_Task prompt_:
Return, unaltered, every line from the beginning of the material below up to and including the one with "import seaborn as sns".

_Raw data_:
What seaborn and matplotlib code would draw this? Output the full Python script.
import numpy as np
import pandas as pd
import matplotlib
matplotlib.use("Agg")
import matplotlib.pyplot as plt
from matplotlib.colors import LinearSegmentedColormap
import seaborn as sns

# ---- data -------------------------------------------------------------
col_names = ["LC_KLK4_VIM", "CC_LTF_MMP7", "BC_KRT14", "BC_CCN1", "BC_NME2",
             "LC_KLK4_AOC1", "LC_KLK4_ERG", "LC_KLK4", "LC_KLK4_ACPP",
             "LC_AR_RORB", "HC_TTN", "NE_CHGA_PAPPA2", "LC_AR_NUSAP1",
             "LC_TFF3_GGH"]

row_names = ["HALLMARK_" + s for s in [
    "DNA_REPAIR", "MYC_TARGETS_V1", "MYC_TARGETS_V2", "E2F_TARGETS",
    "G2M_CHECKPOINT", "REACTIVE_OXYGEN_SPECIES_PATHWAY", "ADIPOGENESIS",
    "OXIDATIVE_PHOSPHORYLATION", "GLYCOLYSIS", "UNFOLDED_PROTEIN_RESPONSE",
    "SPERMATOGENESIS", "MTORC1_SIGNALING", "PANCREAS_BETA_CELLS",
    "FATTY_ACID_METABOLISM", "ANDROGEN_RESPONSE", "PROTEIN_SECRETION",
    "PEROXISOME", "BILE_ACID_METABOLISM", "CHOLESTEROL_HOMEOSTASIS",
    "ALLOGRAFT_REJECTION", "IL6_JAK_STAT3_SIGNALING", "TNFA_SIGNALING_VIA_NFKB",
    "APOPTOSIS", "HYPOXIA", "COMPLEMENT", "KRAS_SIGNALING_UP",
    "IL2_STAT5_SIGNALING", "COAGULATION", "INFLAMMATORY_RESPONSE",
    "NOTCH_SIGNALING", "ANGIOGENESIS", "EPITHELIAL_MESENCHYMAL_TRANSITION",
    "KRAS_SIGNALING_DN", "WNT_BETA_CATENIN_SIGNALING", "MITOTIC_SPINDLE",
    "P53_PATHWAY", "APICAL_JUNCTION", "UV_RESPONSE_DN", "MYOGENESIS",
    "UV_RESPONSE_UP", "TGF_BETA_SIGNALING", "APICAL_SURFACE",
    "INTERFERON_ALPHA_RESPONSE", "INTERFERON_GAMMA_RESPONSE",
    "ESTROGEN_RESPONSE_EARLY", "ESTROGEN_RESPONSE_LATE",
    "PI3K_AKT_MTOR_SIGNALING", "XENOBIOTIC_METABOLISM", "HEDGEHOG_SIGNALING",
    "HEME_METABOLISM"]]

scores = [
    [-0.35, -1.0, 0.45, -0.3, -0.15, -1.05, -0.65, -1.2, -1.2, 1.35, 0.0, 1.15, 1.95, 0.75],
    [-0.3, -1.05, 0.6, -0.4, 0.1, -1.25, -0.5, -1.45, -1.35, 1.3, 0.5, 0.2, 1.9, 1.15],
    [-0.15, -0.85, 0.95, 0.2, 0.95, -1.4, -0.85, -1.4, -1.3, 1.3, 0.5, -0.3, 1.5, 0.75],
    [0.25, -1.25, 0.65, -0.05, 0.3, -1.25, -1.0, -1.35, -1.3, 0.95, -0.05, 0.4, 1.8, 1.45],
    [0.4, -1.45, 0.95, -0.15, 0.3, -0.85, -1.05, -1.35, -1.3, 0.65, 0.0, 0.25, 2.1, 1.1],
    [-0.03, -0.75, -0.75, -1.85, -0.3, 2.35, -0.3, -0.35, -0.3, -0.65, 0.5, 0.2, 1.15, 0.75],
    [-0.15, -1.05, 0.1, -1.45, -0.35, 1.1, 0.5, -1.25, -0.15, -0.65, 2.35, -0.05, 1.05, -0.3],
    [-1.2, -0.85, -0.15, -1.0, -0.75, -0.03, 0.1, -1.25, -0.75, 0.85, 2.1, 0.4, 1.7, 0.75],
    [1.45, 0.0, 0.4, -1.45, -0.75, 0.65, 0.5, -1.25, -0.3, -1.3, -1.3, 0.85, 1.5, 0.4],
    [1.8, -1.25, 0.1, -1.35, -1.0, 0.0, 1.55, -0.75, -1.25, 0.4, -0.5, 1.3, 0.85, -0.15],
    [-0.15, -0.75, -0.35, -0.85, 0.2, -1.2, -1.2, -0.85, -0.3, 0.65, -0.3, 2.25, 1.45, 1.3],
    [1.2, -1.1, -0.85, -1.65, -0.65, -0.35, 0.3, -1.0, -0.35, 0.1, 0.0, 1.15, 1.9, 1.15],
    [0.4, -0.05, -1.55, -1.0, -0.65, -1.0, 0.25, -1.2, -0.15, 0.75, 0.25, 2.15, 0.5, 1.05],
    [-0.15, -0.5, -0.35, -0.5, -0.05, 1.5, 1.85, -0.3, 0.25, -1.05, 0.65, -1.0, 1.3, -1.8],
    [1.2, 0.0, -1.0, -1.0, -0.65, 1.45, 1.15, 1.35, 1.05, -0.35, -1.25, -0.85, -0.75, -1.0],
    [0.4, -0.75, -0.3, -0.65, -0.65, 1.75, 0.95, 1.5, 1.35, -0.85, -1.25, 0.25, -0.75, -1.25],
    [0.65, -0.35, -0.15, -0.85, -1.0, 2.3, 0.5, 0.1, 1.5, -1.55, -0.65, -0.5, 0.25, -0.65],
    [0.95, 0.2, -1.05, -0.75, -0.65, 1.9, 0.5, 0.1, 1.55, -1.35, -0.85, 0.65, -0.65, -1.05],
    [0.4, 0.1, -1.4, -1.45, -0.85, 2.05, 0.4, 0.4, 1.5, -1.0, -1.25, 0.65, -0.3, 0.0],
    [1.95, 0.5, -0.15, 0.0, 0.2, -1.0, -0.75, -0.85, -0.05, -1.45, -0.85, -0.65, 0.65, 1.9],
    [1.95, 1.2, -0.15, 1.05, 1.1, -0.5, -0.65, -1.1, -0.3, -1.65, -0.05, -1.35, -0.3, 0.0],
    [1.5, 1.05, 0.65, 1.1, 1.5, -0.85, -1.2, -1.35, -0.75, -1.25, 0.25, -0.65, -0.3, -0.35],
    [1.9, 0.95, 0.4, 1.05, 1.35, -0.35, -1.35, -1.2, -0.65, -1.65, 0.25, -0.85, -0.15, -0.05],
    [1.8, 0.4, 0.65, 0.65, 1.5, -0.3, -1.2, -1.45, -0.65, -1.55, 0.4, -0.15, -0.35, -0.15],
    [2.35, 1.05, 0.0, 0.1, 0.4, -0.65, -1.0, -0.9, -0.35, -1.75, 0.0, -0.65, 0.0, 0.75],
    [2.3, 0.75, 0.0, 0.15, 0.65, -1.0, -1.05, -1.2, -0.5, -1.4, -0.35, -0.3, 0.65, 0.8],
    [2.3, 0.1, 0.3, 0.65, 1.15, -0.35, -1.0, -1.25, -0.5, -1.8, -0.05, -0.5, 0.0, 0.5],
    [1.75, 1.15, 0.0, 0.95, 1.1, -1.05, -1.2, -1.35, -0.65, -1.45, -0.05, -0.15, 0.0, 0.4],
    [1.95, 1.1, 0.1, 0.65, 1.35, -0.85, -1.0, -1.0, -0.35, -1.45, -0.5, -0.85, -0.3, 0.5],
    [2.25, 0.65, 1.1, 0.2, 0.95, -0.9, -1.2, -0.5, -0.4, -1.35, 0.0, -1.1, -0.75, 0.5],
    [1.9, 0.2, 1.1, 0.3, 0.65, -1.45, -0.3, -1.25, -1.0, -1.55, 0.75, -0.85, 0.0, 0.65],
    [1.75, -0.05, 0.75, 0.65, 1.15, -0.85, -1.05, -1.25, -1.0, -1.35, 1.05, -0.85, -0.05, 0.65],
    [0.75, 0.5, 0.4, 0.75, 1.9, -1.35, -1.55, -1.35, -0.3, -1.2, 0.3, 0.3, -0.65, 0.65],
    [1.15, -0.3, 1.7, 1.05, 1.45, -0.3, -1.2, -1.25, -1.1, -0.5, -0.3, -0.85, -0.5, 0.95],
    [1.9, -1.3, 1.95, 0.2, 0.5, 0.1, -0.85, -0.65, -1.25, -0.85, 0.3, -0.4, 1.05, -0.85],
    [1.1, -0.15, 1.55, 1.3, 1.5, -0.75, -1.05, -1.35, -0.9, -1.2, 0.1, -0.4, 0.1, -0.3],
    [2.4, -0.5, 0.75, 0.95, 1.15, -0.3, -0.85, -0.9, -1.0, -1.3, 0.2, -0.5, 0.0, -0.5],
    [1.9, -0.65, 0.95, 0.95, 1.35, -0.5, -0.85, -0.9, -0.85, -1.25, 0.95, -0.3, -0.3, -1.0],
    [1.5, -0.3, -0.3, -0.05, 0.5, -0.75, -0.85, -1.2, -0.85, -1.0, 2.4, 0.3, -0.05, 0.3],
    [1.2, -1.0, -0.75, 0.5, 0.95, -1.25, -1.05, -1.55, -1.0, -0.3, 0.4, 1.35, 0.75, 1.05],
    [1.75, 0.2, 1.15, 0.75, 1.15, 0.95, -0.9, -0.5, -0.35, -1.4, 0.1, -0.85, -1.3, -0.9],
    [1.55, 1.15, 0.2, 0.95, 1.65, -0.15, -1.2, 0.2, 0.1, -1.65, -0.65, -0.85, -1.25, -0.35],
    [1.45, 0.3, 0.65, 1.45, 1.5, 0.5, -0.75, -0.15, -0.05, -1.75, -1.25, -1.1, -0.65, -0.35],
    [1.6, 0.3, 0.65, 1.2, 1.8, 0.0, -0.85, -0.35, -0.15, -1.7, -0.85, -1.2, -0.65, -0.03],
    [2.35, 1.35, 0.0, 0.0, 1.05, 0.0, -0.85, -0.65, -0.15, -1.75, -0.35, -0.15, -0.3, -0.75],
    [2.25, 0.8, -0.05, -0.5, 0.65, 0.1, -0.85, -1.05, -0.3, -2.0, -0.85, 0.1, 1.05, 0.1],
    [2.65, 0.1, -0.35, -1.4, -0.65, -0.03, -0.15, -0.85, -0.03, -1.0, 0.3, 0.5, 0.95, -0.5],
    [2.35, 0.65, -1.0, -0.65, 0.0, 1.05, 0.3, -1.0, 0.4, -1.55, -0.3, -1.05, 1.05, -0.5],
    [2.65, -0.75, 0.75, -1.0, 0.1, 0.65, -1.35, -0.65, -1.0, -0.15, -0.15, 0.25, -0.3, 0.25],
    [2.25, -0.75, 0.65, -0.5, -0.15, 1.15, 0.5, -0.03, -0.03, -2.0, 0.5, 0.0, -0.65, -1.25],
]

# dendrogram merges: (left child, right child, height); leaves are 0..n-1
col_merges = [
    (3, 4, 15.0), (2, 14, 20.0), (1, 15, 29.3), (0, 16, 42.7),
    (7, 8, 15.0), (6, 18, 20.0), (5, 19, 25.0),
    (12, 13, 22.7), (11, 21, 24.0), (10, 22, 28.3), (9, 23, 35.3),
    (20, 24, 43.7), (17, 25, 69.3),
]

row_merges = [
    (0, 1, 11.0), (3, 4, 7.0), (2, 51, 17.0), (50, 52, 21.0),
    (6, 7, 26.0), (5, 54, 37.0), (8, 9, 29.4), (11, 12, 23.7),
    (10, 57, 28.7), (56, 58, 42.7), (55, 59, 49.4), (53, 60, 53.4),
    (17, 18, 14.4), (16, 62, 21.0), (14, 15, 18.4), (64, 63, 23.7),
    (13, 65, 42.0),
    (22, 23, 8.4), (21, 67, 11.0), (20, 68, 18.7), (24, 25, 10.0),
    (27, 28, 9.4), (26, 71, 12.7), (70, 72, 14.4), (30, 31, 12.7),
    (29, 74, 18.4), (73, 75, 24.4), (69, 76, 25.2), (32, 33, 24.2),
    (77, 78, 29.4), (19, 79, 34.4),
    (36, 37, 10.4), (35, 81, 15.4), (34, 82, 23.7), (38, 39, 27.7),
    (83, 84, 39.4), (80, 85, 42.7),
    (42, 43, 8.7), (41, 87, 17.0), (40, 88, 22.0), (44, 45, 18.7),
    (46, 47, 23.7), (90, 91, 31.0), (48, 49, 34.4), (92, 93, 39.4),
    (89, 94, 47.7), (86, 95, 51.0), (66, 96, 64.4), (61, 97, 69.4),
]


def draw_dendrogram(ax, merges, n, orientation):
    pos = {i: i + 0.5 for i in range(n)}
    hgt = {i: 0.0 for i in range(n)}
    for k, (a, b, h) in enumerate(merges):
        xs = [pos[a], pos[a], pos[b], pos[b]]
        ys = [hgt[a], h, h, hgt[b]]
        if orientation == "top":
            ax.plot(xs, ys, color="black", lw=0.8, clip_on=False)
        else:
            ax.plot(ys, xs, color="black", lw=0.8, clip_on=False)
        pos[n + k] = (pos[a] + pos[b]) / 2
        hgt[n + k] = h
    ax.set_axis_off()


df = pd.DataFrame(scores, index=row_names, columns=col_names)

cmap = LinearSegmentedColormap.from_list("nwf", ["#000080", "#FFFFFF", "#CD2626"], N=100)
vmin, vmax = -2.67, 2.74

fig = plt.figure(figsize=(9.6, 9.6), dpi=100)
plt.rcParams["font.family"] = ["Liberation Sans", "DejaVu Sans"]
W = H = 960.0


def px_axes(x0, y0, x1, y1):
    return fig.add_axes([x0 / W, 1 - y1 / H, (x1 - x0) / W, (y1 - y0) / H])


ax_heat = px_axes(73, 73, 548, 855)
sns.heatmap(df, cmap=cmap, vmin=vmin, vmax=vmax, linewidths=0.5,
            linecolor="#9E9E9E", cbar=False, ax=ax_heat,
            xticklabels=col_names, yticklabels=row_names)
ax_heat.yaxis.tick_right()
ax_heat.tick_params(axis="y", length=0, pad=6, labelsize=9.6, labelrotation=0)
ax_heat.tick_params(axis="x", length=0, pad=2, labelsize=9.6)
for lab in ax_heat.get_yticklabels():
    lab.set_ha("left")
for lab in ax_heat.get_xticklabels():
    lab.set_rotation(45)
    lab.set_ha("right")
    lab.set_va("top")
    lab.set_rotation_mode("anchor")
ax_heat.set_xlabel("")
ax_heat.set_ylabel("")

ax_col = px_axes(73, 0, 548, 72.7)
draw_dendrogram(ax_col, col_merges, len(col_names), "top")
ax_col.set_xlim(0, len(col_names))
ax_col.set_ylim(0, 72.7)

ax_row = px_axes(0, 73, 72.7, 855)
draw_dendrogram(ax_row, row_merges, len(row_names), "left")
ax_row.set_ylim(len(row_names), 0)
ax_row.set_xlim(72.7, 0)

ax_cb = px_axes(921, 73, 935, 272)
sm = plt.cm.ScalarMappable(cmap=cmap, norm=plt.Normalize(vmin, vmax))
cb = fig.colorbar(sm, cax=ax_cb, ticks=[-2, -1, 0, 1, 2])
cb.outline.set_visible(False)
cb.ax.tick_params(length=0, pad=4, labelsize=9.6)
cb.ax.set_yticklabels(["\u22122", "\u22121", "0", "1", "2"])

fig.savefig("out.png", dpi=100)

_Complete output_:
What seaborn and matplotlib code would draw this? Output the full Python script.
import numpy as np
import pandas as pd
import matplotlib
matplotlib.use("Agg")
import matplotlib.pyplot as plt
from matplotlib.colors import LinearSegmentedColormap
import seaborn as sns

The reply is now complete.